From the first line of the listing below, retype each line up to and including the one with "ax.plot(freq, mrtd, color='black', linewidth=1.3)"; pictures stay out.
##########
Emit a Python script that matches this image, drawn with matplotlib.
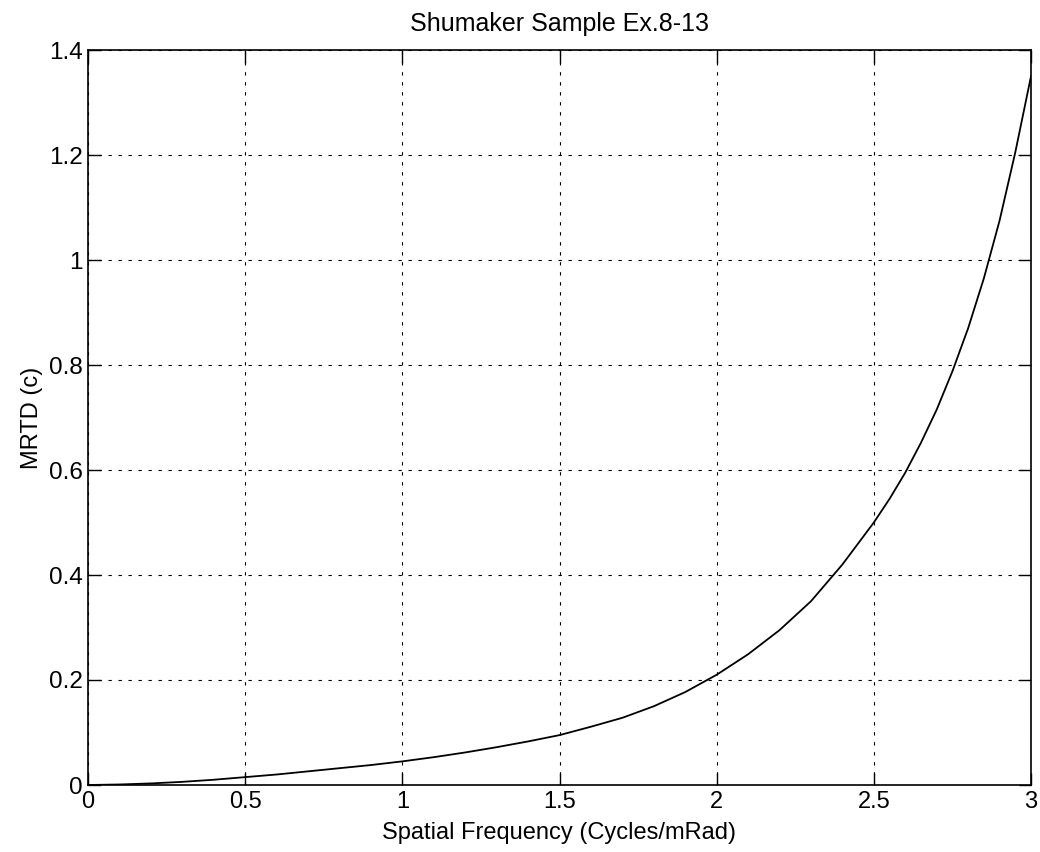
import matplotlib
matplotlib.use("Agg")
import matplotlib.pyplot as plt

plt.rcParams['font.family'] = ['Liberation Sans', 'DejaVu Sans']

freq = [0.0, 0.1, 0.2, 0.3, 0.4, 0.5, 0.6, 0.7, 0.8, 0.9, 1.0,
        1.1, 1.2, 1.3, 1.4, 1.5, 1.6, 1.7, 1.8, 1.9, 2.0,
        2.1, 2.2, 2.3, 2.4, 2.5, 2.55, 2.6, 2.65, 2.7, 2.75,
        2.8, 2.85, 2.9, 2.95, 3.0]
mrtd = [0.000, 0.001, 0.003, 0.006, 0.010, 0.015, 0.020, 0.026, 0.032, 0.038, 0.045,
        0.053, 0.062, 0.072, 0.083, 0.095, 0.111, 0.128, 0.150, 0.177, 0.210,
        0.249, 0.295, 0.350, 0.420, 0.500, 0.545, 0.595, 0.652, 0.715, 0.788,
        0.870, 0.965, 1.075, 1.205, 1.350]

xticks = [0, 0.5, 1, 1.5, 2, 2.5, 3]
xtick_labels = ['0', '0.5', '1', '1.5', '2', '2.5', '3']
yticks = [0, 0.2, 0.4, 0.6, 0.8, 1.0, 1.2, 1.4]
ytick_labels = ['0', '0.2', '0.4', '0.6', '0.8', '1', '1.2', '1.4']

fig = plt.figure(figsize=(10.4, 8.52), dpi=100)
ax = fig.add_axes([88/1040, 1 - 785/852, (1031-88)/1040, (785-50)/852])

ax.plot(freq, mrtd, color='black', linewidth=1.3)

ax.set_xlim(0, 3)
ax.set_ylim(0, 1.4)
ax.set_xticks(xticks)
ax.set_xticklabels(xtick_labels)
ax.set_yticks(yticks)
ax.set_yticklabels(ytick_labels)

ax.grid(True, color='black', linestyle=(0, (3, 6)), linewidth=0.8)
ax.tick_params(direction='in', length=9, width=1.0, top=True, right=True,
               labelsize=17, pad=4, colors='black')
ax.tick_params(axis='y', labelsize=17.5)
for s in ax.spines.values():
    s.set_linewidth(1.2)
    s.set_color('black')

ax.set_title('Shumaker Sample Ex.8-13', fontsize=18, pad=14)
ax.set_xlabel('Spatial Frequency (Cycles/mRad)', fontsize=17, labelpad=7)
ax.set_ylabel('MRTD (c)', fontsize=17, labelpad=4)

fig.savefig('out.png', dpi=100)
##########
§ **Task result**:
Emit a Python script that matches this image, drawn with matplotlib.
import matplotlib
matplotlib.use("Agg")
import matplotlib.pyplot as plt

plt.rcParams['font.family'] = ['Liberation Sans', 'DejaVu Sans']

freq = [0.0, 0.1, 0.2, 0.3, 0.4, 0.5, 0.6, 0.7, 0.8, 0.9, 1.0,
        1.1, 1.2, 1.3, 1.4, 1.5, 1.6, 1.7, 1.8, 1.9, 2.0,
        2.1, 2.2, 2.3, 2.4, 2.5, 2.55, 2.6, 2.65, 2.7, 2.75,
        2.8, 2.85, 2.9, 2.95, 3.0]
mrtd = [0.000, 0.001, 0.003, 0.006, 0.010, 0.015, 0.020, 0.026, 0.032, 0.038, 0.045,
        0.053, 0.062, 0.072, 0.083, 0.095, 0.111, 0.128, 0.150, 0.177, 0.210,
        0.249, 0.295, 0.350, 0.420, 0.500, 0.545, 0.595, 0.652, 0.715, 0.788,
        0.870, 0.965, 1.075, 1.205, 1.350]

xticks = [0, 0.5, 1, 1.5, 2, 2.5, 3]
xtick_labels = ['0', '0.5', '1', '1.5', '2', '2.5', '3']
yticks = [0, 0.2, 0.4, 0.6, 0.8, 1.0, 1.2, 1.4]
ytick_labels = ['0', '0.2', '0.4', '0.6', '0.8', '1', '1.2', '1.4']

fig = plt.figure(figsize=(10.4, 8.52), dpi=100)
ax = fig.add_axes([88/1040, 1 - 785/852, (1031-88)/1040, (785-50)/852])

ax.plot(freq, mrtd, color='black', linewidth=1.3)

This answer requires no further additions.